Power of View
Ir. Tato Miraza, SE., M.M. Direktur
Utama PT ANTAM (Persero) Tbk

Mewujudkan Pertambangan Ramah Lingkungan

Kini begitu banyak izin usaha pertambangan baru, bahkan di area pascatambang yang telah dihijaukan, yang membuat praktek pertambangan sulit dikontrol.

Aktivitas pertambangan ibarat dua sisi mata uang yang berlawanan. Di satu sisi pertambangan membawa kemakmuran, di sisi lain bisa membawa petaka. Petaka yang muncul adalah kerusakan lingkungan di sekitar area tambang jika perusahaan tambang melakukan praktek pertambangan yang tidak bertanggung jawab.

Namun, sebaliknya, jika perusahaan-perusahaan menerapkan praktek pertambangan yang baik (good mining practices), sisi positif pertambangan akan lebih banyak dirasakan. Pertambangan memasok kebutuhan energi Indonesia sekaligus menyumbang pendapatan negara. Tahun lalu, pendapatan negara bukan pajak (PNBP) dari sektor pertambangan lebih dari Rp33 triliun dan tahun ini ditargetkan mencapai Rp39,6 triliun.

Menurut Ir. Tato Miraza, S.E., M.M., Direktur Utama PT ANTAM (Persero) Tbk (ANTAM), setiap usaha pertambangan idealnya menerapkan praktek pertambangan yang baik. Dan, praktek pertambangan yang baik itu telah diatur begitu ketat oleh pemerintah. “Tapi, orang Indonesia itu cenderung ingin mudah dan praktis, sehingga jika ada satu regulasi yang sudah baik namun dirasa memberatkan, maka dicarilah celahnya,” kata alumnus Magister Manajemen Prasetiya Mulya Business School ini.

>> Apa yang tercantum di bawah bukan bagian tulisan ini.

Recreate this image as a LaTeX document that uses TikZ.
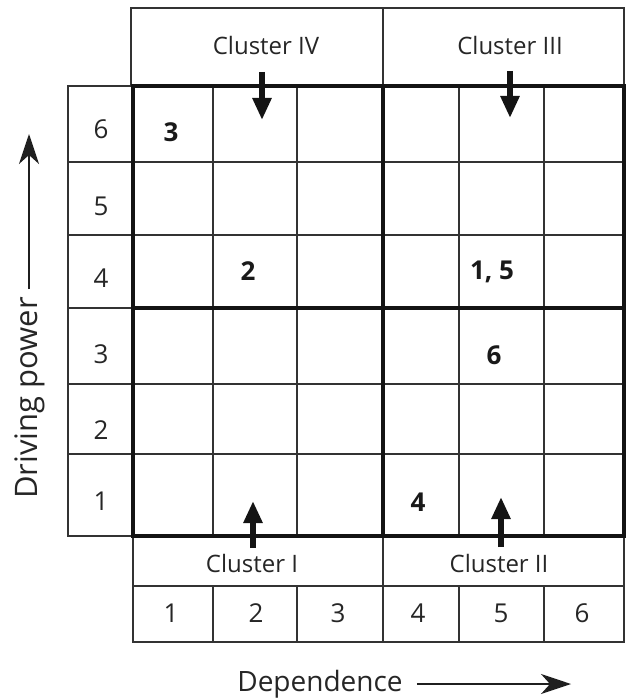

Petaka dari praktek pertambangan muncul ketika perusahaan penambang meninggalkan area tambangnya begitu saja setelah sumber dayanya habis. Kerusakan lingkungan yang disebabkan oleh aktivitas pertambangan seperti itu bukan perkara remeh, mulai dari tanah longsor, banjir, pencemaran air, sampai dengan hancurnya suatu lingkungan . Kita harus melakukan pengawasan ekstra ketat.

Sebagai pemimpin BUMN pertambangan, Tato tentu mengharuskan ANTAM menerapkan praktek tambang yang baik, dengan mengikuti aturan yang ada, di seluruh area kerjanya. Salah satu contohnya adalah mengembalikan lahan pascatambang ke fungsi sebelumnya. Praktek ini dilakukan di lahan bekas tambang pasir besi di Cilacap dan Kutoarjo, Jawa Tengah, yang kini dijadikan lahan pertanian. Begitu juga dengan lahan bekas tambang bauksit di Pulau Bintan yang kini dikembalikan sebagai hutan.

Persoalannya, kini muncul begitu banyak I zin Usaha Pertambangan (IUP) baru, bahkan tidak jarang dikeluarkan di area pascatambang yang telah dihijaukan. Dan, IUP-IUP baru itu sering kali tidak menerapkan praktek pertambangan yang baik.

Di Pomalaa, misalnya, dulu hanya ANTAM yang beroperasi sehingga jika ada dampak negatif karena praktek pertambangan, mudah mencari penanggung jawabnya. Kini IUP di daerah itu begitu banyak sehinggga seringkali sulit menemukan pelaku perusakan lingkungan. Kalau sudah begitu, yang kerap kali disalahkan adalah perusahaan besar seperti ANTAM. “Ini memang tidak adil dan menjadi persoalan berat bagi kami. Tapi, kami tidak boleh capek untuk menghadapinya,” kata laki-laki kelahiran Jakarta, 9 Februari 1968 ini.

Berbagai upaya pun terus dilakukan agar semua perusahaan tambang memiliki kesadaran bahwa kerusakan lingkungan bukan hanya berdampak buruk bagi masyarakat sekitar, tetapi juga bagi perusahaan itu sendiri.